God’s word is like the rain and as the rain falls and waters the earth and causes it to bring forth and bud, it brings “seed to the sower, and bread to the eater.” Christ is the seed (singular), but we are in Him and the rain gives seed to Christ. The Word of God, typified by the rain, gives seed (the elect) to the sower, the Lord Jesus Christ.
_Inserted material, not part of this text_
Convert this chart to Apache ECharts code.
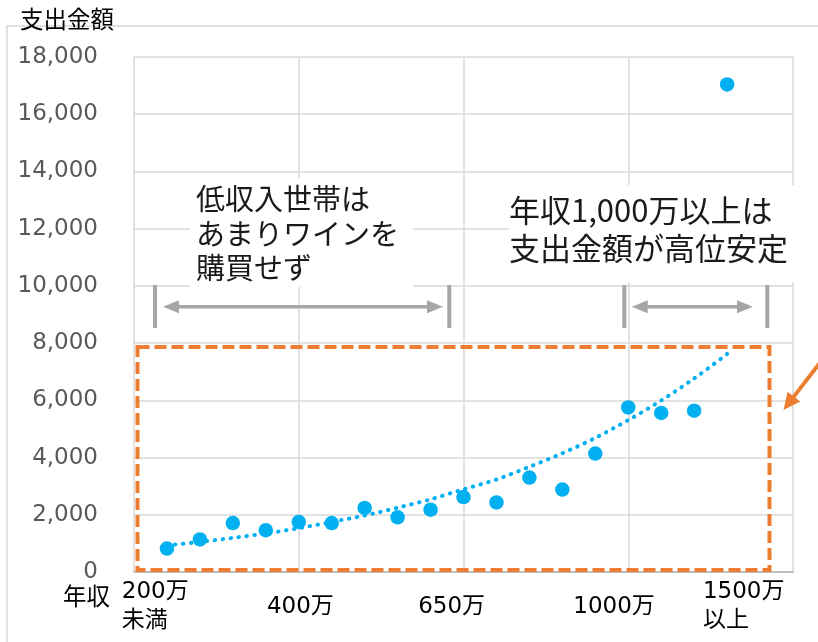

Is there any other way to read and study the Bible? Yes, there are numerous ways, are there not? There are all kinds of books on hermeneutics and theologians have many theories or ways to come to what they believe is truth from the Bible. How can a theologian or pastor or teacher of the Bible come to the Bible and read the historical account and analyze the grammar and look for the moral application, but leave out the spiritual meaning? For instance, when you read in Genesis 1, “And God said,” it is the Word of God and God says His Word is like the rain. So when God said, “Let the earth bring forth grass, the herb yielding seed, and the fruit tree yielding fruit after his kind, whose seed is in itself, upon the earth: and it was so. And the earth brought forth grass, and herb yielding seed after his kind, and the tree yielding fruit, whose seed was in itself, after his kind: and God saw that it was good,” how can any serious student of the Bible not search these words to see how they lead us to the Gospel? The grass, the herbs, the seed and the fruit all lead us to the Gospel. It does not matter which word you pick, they all lead us to Scriptures where God speaks of the rain, the early and latter rain and the fruit that comes forth from it. If you are thorough enough to check the New Testament, you have all the parables of Jesus that are full of analogies to vineyards and to sowing and it is all tied into the Gospel. This is one of the easier things for anyone to see because Jesus would explain in His parable the definitions. For example, He would say, “The kingdom of heaven is like,” and He would explain the spiritual application.
This is why there is such an awful famine of hearing. Even before God ended the church age, there were already many churches that were “dead” because they just taught the plain, literal meaning or the natural things of the Bible as if they were teaching an English course from a textbook and they just teach what appears on the pages and, yet, the Bible is so far above the books of men and it is full of depths of wisdom and buried treasure that must be searched and dug into with “pick ax and shovel.” We have to study the Bible, comparing Scripture with Scripture, and we can find enormous treasures that open up as God teaches us His Gospel program.
Now, sometimes, we may not be able to find the deeper meaning and that is okay because we are very limited creatures. We are finite and we have small minds. Something can be right before our eyes and we do not see it and all we can do is recognize that and say, “I just do not understand that verse, but I will continue to study and pray for wisdom and we move on to another verse.” Of course, we want to hold onto the option to go back to that verse.
We will stop here for today. It is a good thing to look at the growing season as God speaks of it in the Bible. It is a very widespread teaching in all Scriptures from the beginning to the end as God speaks of His salvation program in association with “times and seasons” and harvest.